**Exercise description**
Beneath this line are entries. Copy the range from the line with "Recreate this image" to the line with "las personas encuestadas:</text>", ends included, exactly; leave pictures out.

**Entries shown**
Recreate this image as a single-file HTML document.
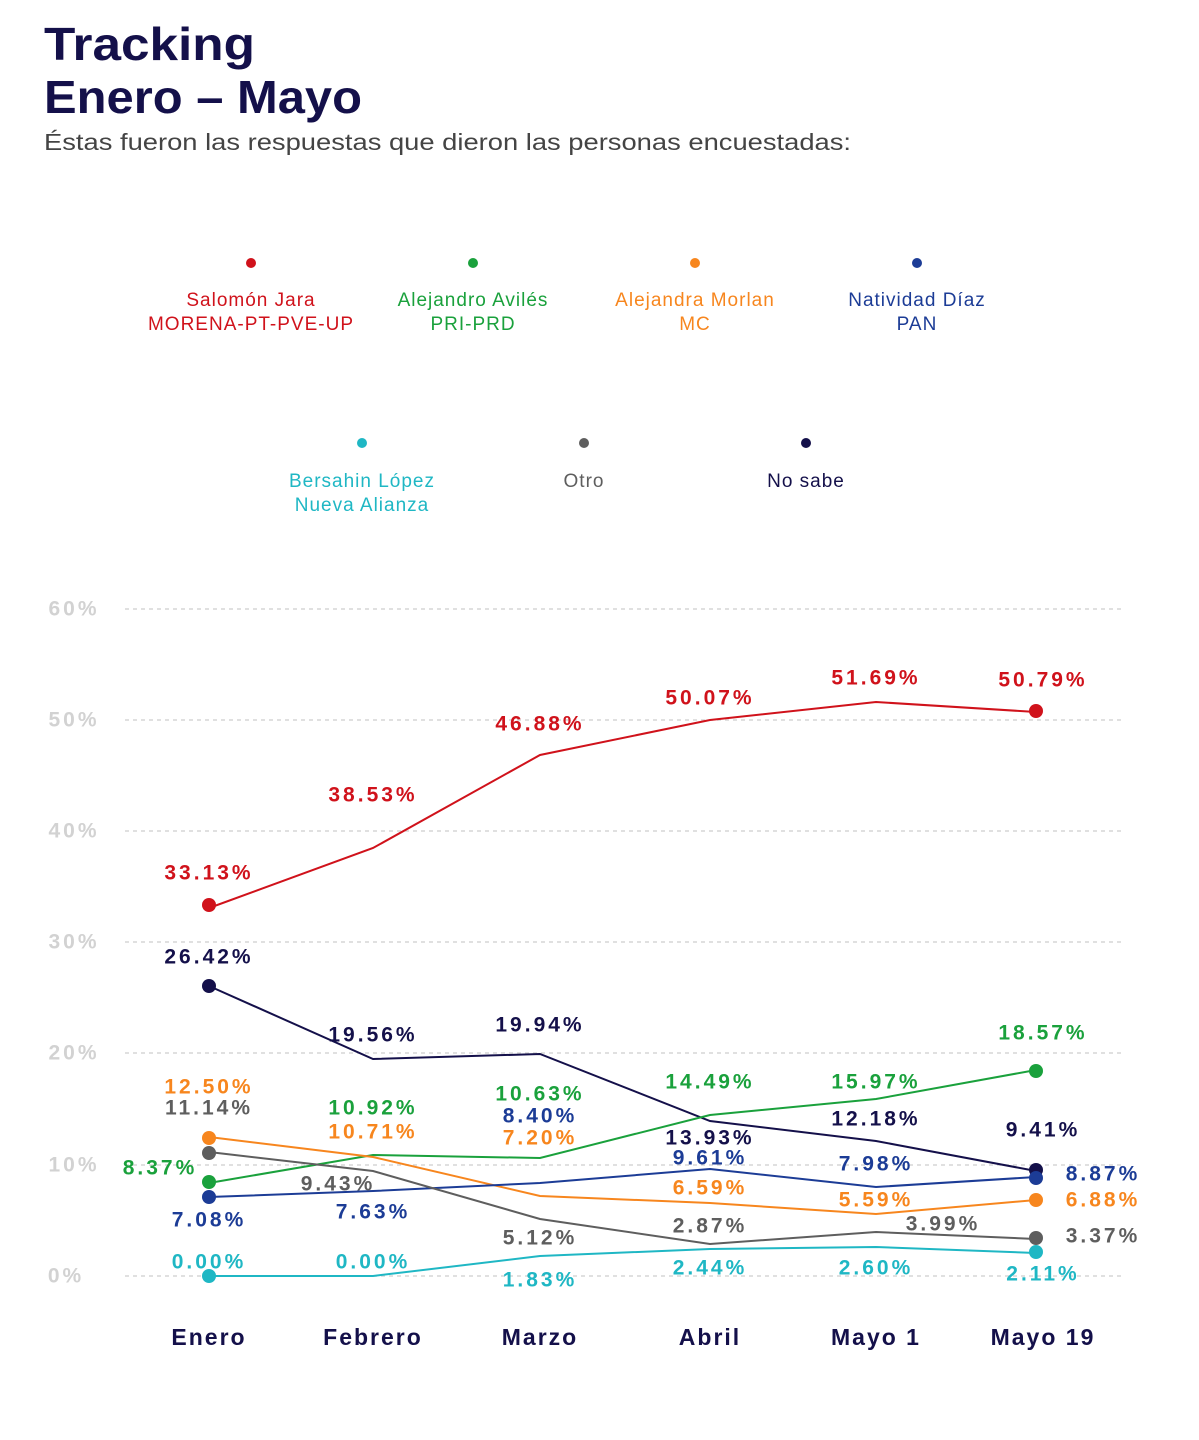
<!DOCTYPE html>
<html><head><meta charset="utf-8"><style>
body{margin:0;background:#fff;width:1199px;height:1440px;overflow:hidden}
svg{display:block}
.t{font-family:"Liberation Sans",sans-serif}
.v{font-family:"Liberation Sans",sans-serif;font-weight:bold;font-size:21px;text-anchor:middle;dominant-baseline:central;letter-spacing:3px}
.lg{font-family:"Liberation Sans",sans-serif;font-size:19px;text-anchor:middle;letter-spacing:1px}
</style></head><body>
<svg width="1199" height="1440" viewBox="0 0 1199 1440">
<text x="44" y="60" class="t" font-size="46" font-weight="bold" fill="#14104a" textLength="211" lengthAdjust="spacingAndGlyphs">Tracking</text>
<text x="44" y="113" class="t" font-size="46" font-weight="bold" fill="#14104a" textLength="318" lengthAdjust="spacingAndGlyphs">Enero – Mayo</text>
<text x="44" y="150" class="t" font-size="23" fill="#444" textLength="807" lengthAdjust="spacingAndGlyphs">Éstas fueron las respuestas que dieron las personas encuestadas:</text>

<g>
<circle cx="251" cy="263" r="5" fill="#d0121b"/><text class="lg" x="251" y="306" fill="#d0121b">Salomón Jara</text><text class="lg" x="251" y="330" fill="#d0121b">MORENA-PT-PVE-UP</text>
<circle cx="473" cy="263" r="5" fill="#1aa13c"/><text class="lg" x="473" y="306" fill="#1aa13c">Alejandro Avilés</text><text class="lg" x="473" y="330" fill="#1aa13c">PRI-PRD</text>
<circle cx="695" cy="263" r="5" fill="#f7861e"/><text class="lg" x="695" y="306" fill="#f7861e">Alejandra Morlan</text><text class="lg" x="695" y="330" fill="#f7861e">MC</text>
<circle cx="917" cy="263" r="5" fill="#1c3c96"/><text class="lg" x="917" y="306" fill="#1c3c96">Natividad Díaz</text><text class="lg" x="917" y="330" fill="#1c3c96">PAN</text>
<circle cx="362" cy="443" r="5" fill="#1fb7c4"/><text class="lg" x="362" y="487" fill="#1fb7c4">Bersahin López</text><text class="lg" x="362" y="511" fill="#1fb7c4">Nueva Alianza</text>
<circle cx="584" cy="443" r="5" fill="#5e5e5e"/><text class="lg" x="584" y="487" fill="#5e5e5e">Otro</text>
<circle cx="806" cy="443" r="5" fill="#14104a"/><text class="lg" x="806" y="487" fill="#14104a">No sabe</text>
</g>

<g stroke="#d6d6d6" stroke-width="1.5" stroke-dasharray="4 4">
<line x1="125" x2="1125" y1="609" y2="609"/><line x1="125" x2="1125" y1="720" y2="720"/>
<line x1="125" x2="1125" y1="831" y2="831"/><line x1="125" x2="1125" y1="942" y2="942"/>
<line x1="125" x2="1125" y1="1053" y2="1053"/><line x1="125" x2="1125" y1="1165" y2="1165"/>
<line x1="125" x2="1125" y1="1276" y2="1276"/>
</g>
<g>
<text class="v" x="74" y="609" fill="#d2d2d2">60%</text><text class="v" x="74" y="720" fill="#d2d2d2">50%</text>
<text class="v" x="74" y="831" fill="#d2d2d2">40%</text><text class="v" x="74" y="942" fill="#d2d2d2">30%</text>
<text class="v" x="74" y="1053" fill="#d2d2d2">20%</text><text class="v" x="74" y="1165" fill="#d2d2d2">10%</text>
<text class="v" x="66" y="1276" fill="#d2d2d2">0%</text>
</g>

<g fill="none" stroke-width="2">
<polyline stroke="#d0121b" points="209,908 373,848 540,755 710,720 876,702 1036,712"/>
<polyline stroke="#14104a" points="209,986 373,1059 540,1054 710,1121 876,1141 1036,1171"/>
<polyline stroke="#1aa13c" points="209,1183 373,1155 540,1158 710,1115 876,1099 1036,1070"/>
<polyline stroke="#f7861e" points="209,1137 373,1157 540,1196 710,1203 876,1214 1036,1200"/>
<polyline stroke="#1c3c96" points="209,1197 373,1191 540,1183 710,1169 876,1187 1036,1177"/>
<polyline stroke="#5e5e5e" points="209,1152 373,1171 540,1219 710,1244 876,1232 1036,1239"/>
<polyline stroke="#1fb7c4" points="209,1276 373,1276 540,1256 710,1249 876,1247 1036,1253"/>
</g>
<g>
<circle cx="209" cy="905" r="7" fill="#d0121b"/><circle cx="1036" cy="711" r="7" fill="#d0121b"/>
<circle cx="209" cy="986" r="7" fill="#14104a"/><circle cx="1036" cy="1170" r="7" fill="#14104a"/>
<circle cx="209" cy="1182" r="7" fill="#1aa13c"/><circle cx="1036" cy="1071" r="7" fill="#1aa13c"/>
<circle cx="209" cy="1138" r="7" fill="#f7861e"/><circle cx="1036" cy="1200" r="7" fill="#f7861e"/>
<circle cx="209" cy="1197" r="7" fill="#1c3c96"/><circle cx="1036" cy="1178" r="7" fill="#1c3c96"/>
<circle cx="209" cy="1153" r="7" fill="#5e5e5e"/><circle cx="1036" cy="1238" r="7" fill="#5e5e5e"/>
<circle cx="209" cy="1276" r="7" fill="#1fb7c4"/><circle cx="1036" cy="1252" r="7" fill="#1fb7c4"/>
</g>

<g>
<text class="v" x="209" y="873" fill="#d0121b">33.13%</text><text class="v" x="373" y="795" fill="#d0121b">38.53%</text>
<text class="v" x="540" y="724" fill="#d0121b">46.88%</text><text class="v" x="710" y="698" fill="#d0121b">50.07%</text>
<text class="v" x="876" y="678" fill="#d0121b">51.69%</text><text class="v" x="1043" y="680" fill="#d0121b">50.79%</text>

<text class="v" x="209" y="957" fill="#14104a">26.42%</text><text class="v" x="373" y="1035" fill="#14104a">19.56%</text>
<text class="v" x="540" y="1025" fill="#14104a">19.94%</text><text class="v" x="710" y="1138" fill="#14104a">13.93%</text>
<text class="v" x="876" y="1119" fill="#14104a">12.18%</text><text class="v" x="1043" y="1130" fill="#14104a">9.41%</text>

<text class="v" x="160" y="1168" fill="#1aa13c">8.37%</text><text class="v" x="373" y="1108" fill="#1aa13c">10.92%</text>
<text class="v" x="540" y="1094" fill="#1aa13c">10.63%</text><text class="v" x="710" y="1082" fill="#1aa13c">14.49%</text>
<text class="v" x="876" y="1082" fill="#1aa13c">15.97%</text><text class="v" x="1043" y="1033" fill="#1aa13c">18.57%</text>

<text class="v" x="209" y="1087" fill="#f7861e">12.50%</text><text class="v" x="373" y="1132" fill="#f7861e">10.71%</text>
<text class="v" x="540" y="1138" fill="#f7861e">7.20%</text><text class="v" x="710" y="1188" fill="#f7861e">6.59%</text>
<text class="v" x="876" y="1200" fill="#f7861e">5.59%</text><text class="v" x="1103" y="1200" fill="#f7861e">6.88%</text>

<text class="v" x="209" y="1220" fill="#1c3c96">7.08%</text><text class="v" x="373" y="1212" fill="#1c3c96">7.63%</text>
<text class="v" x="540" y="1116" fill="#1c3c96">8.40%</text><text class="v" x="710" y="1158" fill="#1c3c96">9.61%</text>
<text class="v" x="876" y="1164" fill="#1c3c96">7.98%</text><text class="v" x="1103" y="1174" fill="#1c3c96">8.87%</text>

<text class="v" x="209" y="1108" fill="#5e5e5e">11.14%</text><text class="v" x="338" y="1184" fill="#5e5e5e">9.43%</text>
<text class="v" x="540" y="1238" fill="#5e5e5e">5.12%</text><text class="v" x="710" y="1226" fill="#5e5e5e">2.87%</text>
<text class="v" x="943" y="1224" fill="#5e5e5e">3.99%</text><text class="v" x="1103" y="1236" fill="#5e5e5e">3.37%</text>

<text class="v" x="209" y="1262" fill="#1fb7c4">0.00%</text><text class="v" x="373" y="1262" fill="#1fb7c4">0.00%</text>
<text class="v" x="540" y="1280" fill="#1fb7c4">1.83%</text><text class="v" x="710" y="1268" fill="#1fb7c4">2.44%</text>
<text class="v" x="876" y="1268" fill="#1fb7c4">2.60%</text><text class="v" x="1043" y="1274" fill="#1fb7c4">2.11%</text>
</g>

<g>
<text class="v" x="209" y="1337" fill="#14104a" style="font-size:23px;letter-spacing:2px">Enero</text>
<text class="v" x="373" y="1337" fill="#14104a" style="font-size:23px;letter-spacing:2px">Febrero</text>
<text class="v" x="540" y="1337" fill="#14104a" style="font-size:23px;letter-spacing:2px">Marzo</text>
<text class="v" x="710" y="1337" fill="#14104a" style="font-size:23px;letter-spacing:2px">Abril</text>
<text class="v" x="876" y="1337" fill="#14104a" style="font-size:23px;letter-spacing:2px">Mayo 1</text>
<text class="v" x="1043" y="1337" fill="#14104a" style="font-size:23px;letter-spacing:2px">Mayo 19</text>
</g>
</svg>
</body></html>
...
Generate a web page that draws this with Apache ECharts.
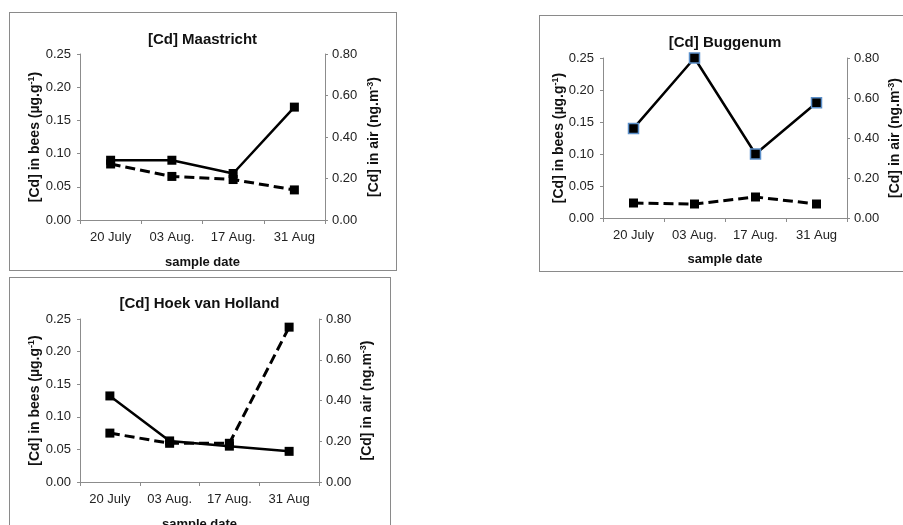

**Finished task**
Recreate this image as a single-file HTML document.
<!DOCTYPE html>
<html><head><meta charset="utf-8"><style>
body{margin:0;background:#fff;width:1199px;height:1440px;overflow:hidden}
svg{display:block}
.t{font-family:"Liberation Sans",sans-serif}
.v{font-family:"Liberation Sans",sans-serif;font-weight:bold;font-size:21px;text-anchor:middle;dominant-baseline:central;letter-spacing:3px}
.lg{font-family:"Liberation Sans",sans-serif;font-size:19px;text-anchor:middle;letter-spacing:1px}
</style></head><body>
<svg width="1199" height="1440" viewBox="0 0 1199 1440">
<text x="44" y="60" class="t" font-size="46" font-weight="bold" fill="#14104a" textLength="211" lengthAdjust="spacingAndGlyphs">Tracking</text>
<text x="44" y="113" class="t" font-size="46" font-weight="bold" fill="#14104a" textLength="318" lengthAdjust="spacingAndGlyphs">Enero – Mayo</text>
<text x="44" y="150" class="t" font-size="23" fill="#444" textLength="807" lengthAdjust="spacingAndGlyphs">Éstas fueron las respuestas que dieron las personas encuestadas:</text>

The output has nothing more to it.